Both of these things can be corrected, but it takes both of you to do that. So you need to have a candid discussion. Choose a comfortable time and place. Don’t bring up your hurt or resentful feelings while you are having them. Once you sit down, state the problem clearly and then immediately ask for feedback: “I don’t think we’re as close as we used to be. How do you feel?” That’s an intimate question, and the other person will usually be startled. But you will be fine as long as you avoid the big turnoffs that kill an honest discussion, which are (1) making a speech right off the bat (2) blaming the other person (3) whining or acting victimized and, (4) showing that you don’t actually care about your friend’s point of view.

You must avoid these mistakes, and if your friend resorts to these discussion-killers, walk away as soon as you are able. You’ve tapped into some kind of resentment or defensiveness that is blocking a solution. But, don’t give up. Returning tactfully to the issue will often work, because your friend has had time to think.

Your aim is to establish whether the two of you are moving apart, or if there is an unresolved issue.

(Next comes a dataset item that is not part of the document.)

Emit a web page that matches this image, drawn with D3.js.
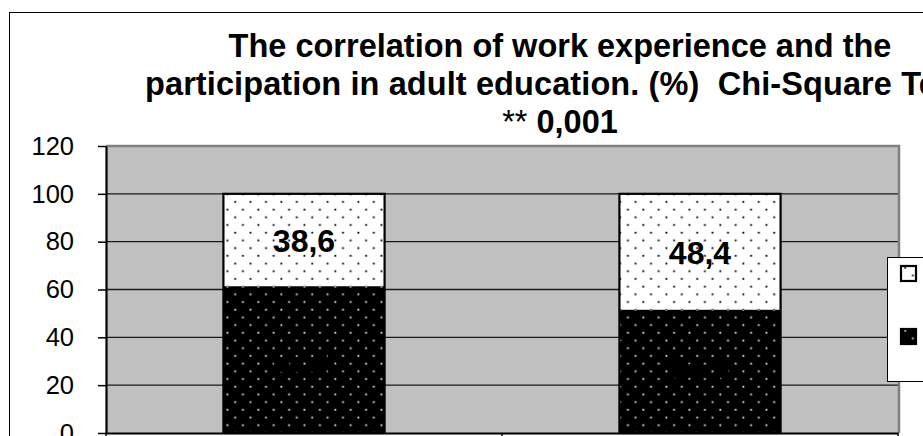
<!DOCTYPE html>
<html>
<head>
<meta charset="utf-8">
<script src="https://cdn.jsdelivr.net/npm/d3@7"></script>
<style>
  body { margin: 0; background: #fff; }
  svg { display: block; font-family: Arial, "Liberation Sans", sans-serif; }
</style>
</head>
<body>
<div id="chart"></div>
<script>
// values (%), each bar adds up to 100
const categories = ["shorter work experience", "longer work experience"];
const seriesNames = ["did not participate", "participated"]; // bottom (black), top (white)
const notParticipated = [61.4, 51.6];
const participated = [38.6, 48.4];
const yTicks = [0, 20, 40, 60, 80, 100, 120];
const titleLines = [
  "The correlation of work experience and the",
  "participation in adult education. (%)  Chi-Square Test",
  "0,001"
];

const width = 923, height = 436;
const plot = {left: 106, top: 146, right: 898, bottom: 433};

const rows = categories.map((c, i) => ({
  category: c,
  [seriesNames[0]]: notParticipated[i],
  [seriesNames[1]]: participated[i]
}));
const stacked = d3.stack().keys(seriesNames)(rows);

// scales
const x = d3.scaleBand()
    .domain(categories)
    .range([plot.left, plot.right])
    .paddingInner(0.593)
    .paddingOuter(0.593 / 2);
const y = d3.scaleLinear().domain([0, 120]).range([plot.bottom, plot.top]);

const svg = d3.select("#chart").append("svg")
    .attr("width", width)
    .attr("height", height);

// dotted fills, like the old excel patterns
const defs = svg.append("defs");
function dotPattern(id, bg, fg) {
  const s = 15.4;
  const p = defs.append("pattern")
      .attr("id", id)
      .attr("patternUnits", "userSpaceOnUse")
      .attr("width", s)
      .attr("height", s);
  p.append("rect").attr("width", s).attr("height", s).attr("fill", bg);
  p.append("rect").attr("x", 3.3).attr("y", 0.8).attr("width", 1.8).attr("height", 1.8).attr("fill", fg);
  p.append("rect").attr("x", 11).attr("y", 8.5).attr("width", 1.8).attr("height", 1.8).attr("fill", fg);
}
dotPattern("dots-black", "#000", "#e0e0e0");
dotPattern("dots-white", "#fff", "#000");
const fills = ["url(#dots-black)", "url(#dots-white)"];
const labelColors = ["#000", "#000"];

// chart frame (runs off the right and bottom edge)
svg.append("rect")
    .attr("x", 9.5).attr("y", 12.5)
    .attr("width", 1101).attr("height", 600)
    .attr("fill", "#fff")
    .attr("stroke", "#000")
    .attr("stroke-width", 1);

// title (keep the double space before "Chi-Square")
const keepSpaces = s => s.replace(/  /g, " \u00a0");
const title = svg.append("g")
    .attr("font-weight", "bold")
    .attr("font-size", "32.5px");
title.append("text").attr("x", 560).attr("y", 57).attr("text-anchor", "middle").text(titleLines[0]);
title.append("text").attr("x", 145).attr("y", 95)
    .attr("letter-spacing", 0.1)
    .text(keepSpaces(titleLines[1]));
const t3 = title.append("text").attr("x", 560).attr("y", 133).attr("text-anchor", "middle");
t3.append("tspan").attr("font-weight", "normal").text("** ");
t3.append("tspan").text(titleLines[2]);

// plot area
svg.append("rect")
    .attr("x", plot.left).attr("y", plot.top)
    .attr("width", plot.right - plot.left)
    .attr("height", plot.bottom - plot.top)
    .attr("fill", "#c0c0c0");

svg.append("g")
    .attr("stroke", "#1a1a1a")
    .attr("stroke-width", 1.4)
  .selectAll("line")
  .data(yTicks.filter(d => d > 0 && d < 120))
  .join("line")
    .attr("x1", plot.left)
    .attr("x2", plot.right)
    .attr("y1", d => y(d))
    .attr("y2", d => y(d));

svg.append("path")
    .attr("d", `M${plot.left},${plot.top}H${plot.right + 1}V${plot.bottom}`)
    .attr("fill", "none")
    .attr("stroke", "#808080")
    .attr("stroke-width", 2.5);

// bars
const series = svg.append("g")
  .selectAll("g")
  .data(stacked)
  .join("g")
    .attr("fill", (d, i) => fills[i]);

series.selectAll("rect")
  .data(d => d)
  .join("rect")
    .attr("x", d => x(d.data.category))
    .attr("y", d => y(d[1]))
    .attr("width", x.bandwidth())
    .attr("height", d => y(d[0]) - y(d[1]));

svg.append("g")
    .attr("fill", "none")
    .attr("stroke", "#000")
    .attr("stroke-width", 2.2)
  .selectAll("rect")
  .data(rows)
  .join("rect")
    .attr("x", d => x(d.category))
    .attr("y", d => y(d[seriesNames[0]] + d[seriesNames[1]]))
    .attr("width", x.bandwidth())
    .attr("height", d => y(0) - y(d[seriesNames[0]] + d[seriesNames[1]]));

// value labels (the ones on black are black too, as in the original)
series.append("g")
    .attr("fill", (d, i) => labelColors[i])
    .attr("font-weight", "bold")
    .attr("font-size", "32px")
    .attr("text-anchor", "middle")
  .selectAll("text")
  .data(d => d)
  .join("text")
    .attr("x", d => x(d.data.category) + x.bandwidth() / 2)
    .attr("y", d => (y(d[0]) + y(d[1])) / 2 + 12)
    .text(d => d3.format(".1f")(d[1] - d[0]).replace(".", ","));

// axes
const yAxis = svg.append("g")
    .attr("transform", `translate(${plot.left},0)`)
    .call(d3.axisLeft(y).tickValues(yTicks).tickSize(8).tickSizeOuter(0).tickPadding(24));
yAxis.select(".domain").attr("stroke-width", 2.2);
yAxis.selectAll(".tick line").attr("stroke-width", 1.5);
yAxis.selectAll(".tick text")
    .attr("font-size", "25.5px")
    .attr("font-family", "Arial, 'Liberation Sans', sans-serif")
    .attr("fill", "#000");

// category names sit below the visible area, so only the line and ticks show
const xAxis = svg.append("g")
    .attr("transform", `translate(0,${plot.bottom})`)
    .call(d3.axisBottom(x).tickSize(0).tickSizeOuter(0).tickFormat(() => ""));
xAxis.select(".domain").attr("stroke-width", 2.2);
xAxis.selectAll(".bound")
  .data(d3.range(categories.length + 1))
  .join("line")
    .attr("class", "bound")
    .attr("stroke", "#000")
    .attr("stroke-width", 1.5)
    .attr("x1", i => plot.left + i * x.step())
    .attr("x2", i => plot.left + i * x.step())
    .attr("y1", 0)
    .attr("y2", 8);

// legend (cut by the right edge, its names fall outside the picture)
const legend = svg.append("g").attr("transform", "translate(887,257)");
legend.append("rect")
    .attr("x", 0.5).attr("y", 0.5)
    .attr("width", 220).attr("height", 124)
    .attr("fill", "#fff")
    .attr("stroke", "#000");
const item = legend.selectAll(".item")
  .data(seriesNames.slice().reverse())
  .join("g")
    .attr("class", "item")
    .attr("transform", (d, i) => `translate(14,${9 + i * 63})`);
item.append("rect")
    .attr("width", 15).attr("height", 15)
    .attr("fill", d => fills[seriesNames.indexOf(d)])
    .attr("stroke", "#000")
    .attr("stroke-width", 2.2);
item.append("text")
    .attr("x", 60).attr("y", 14)
    .attr("font-size", "25px")
    .text(d => d);
</script>
</body>
</html>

Once this has been determined, and you both agree, that’s enough progress for one meeting. Now go home and decide if you want to get on the same page and move in a new direction together, or if the underlying issue can be worked through. I’ve only described the start of how to renew a flagging friendship, but it’s these initial steps that are the most important.

Feeling invisible is a condition you can change with time, effort and creativity. You deserve to be noticed, cared for and valued. All you need to do is to learn the tactics that make these expectations become a reality.